■ DATA PROVIDED
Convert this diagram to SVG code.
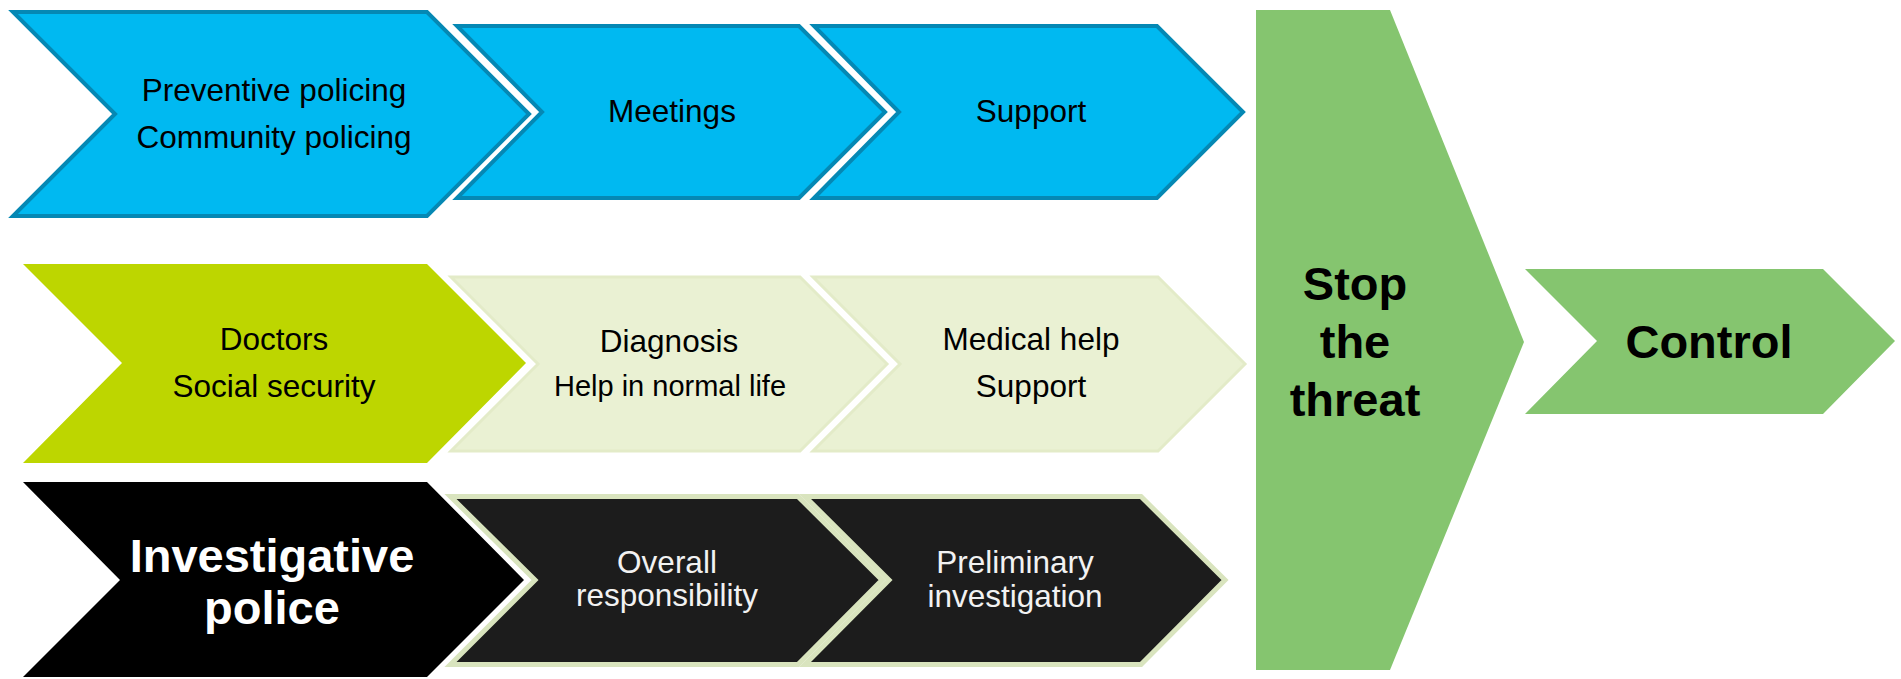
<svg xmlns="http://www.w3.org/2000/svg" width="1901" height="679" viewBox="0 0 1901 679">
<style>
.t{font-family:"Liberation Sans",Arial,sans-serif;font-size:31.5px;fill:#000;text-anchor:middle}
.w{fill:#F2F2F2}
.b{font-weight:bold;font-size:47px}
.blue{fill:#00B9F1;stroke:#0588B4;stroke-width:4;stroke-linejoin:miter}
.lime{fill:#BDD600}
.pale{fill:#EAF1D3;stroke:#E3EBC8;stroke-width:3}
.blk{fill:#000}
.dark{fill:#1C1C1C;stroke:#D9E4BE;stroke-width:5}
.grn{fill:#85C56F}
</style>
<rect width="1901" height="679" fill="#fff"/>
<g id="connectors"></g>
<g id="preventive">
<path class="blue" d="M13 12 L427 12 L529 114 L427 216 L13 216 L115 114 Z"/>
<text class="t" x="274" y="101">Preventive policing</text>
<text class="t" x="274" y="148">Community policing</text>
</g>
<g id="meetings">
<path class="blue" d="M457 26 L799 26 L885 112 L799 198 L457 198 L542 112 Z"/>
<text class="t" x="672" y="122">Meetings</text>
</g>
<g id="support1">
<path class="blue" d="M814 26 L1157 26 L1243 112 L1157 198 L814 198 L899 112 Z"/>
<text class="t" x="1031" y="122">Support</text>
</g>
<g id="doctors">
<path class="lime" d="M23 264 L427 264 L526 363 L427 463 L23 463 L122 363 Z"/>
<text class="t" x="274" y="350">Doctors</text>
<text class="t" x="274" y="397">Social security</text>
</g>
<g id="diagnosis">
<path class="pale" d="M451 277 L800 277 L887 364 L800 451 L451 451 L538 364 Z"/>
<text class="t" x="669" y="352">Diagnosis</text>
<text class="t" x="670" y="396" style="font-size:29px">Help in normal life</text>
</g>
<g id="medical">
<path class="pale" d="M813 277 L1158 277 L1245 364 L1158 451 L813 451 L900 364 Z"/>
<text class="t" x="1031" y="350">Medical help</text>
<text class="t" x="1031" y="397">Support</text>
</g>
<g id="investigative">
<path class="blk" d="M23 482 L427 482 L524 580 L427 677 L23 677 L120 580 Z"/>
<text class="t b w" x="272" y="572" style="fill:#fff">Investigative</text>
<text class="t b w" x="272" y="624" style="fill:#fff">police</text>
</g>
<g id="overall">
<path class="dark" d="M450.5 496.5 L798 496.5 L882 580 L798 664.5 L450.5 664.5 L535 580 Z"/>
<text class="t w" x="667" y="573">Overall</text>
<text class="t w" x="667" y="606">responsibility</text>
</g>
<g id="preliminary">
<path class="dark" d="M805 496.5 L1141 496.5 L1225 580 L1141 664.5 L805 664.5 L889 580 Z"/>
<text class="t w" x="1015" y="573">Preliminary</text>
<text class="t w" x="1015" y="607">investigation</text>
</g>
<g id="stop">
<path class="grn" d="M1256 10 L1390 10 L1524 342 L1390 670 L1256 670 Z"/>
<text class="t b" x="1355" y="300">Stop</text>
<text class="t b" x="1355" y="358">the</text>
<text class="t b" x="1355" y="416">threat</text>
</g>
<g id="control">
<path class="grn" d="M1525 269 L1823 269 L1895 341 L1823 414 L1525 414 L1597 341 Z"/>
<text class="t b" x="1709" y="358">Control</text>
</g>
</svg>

■ OBJECTIVE
Reproduce every line precisely as given, omitting all pictures.

■ COMPLETE ANSWER
Convert this diagram to SVG code.
<svg xmlns="http://www.w3.org/2000/svg" width="1901" height="679" viewBox="0 0 1901 679">
<style>
.t{font-family:"Liberation Sans",Arial,sans-serif;font-size:31.5px;fill:#000;text-anchor:middle}
.w{fill:#F2F2F2}
.b{font-weight:bold;font-size:47px}
.blue{fill:#00B9F1;stroke:#0588B4;stroke-width:4;stroke-linejoin:miter}
.lime{fill:#BDD600}
.pale{fill:#EAF1D3;stroke:#E3EBC8;stroke-width:3}
.blk{fill:#000}
.dark{fill:#1C1C1C;stroke:#D9E4BE;stroke-width:5}
.grn{fill:#85C56F}
</style>
<rect width="1901" height="679" fill="#fff"/>
<g id="connectors"></g>
<g id="preventive">
<path class="blue" d="M13 12 L427 12 L529 114 L427 216 L13 216 L115 114 Z"/>
<text class="t" x="274" y="101">Preventive policing</text>
<text class="t" x="274" y="148">Community policing</text>
</g>
<g id="meetings">
<path class="blue" d="M457 26 L799 26 L885 112 L799 198 L457 198 L542 112 Z"/>
<text class="t" x="672" y="122">Meetings</text>
</g>
<g id="support1">
<path class="blue" d="M814 26 L1157 26 L1243 112 L1157 198 L814 198 L899 112 Z"/>
<text class="t" x="1031" y="122">Support</text>
</g>
<g id="doctors">
<path class="lime" d="M23 264 L427 264 L526 363 L427 463 L23 463 L122 363 Z"/>
<text class="t" x="274" y="350">Doctors</text>
<text class="t" x="274" y="397">Social security</text>
</g>
<g id="diagnosis">
<path class="pale" d="M451 277 L800 277 L887 364 L800 451 L451 451 L538 364 Z"/>
<text class="t" x="669" y="352">Diagnosis</text>
<text class="t" x="670" y="396" style="font-size:29px">Help in normal life</text>
</g>
<g id="medical">
<path class="pale" d="M813 277 L1158 277 L1245 364 L1158 451 L813 451 L900 364 Z"/>
<text class="t" x="1031" y="350">Medical help</text>
<text class="t" x="1031" y="397">Support</text>
</g>
<g id="investigative">
<path class="blk" d="M23 482 L427 482 L524 580 L427 677 L23 677 L120 580 Z"/>
<text class="t b w" x="272" y="572" style="fill:#fff">Investigative</text>
<text class="t b w" x="272" y="624" style="fill:#fff">police</text>
</g>
<g id="overall">
<path class="dark" d="M450.5 496.5 L798 496.5 L882 580 L798 664.5 L450.5 664.5 L535 580 Z"/>
<text class="t w" x="667" y="573">Overall</text>
<text class="t w" x="667" y="606">responsibility</text>
</g>
<g id="preliminary">
<path class="dark" d="M805 496.5 L1141 496.5 L1225 580 L1141 664.5 L805 664.5 L889 580 Z"/>
<text class="t w" x="1015" y="573">Preliminary</text>
<text class="t w" x="1015" y="607">investigation</text>
</g>
<g id="stop">
<path class="grn" d="M1256 10 L1390 10 L1524 342 L1390 670 L1256 670 Z"/>
<text class="t b" x="1355" y="300">Stop</text>
<text class="t b" x="1355" y="358">the</text>
<text class="t b" x="1355" y="416">threat</text>
</g>
<g id="control">
<path class="grn" d="M1525 269 L1823 269 L1895 341 L1823 414 L1525 414 L1597 341 Z"/>
<text class="t b" x="1709" y="358">Control</text>
</g>
</svg>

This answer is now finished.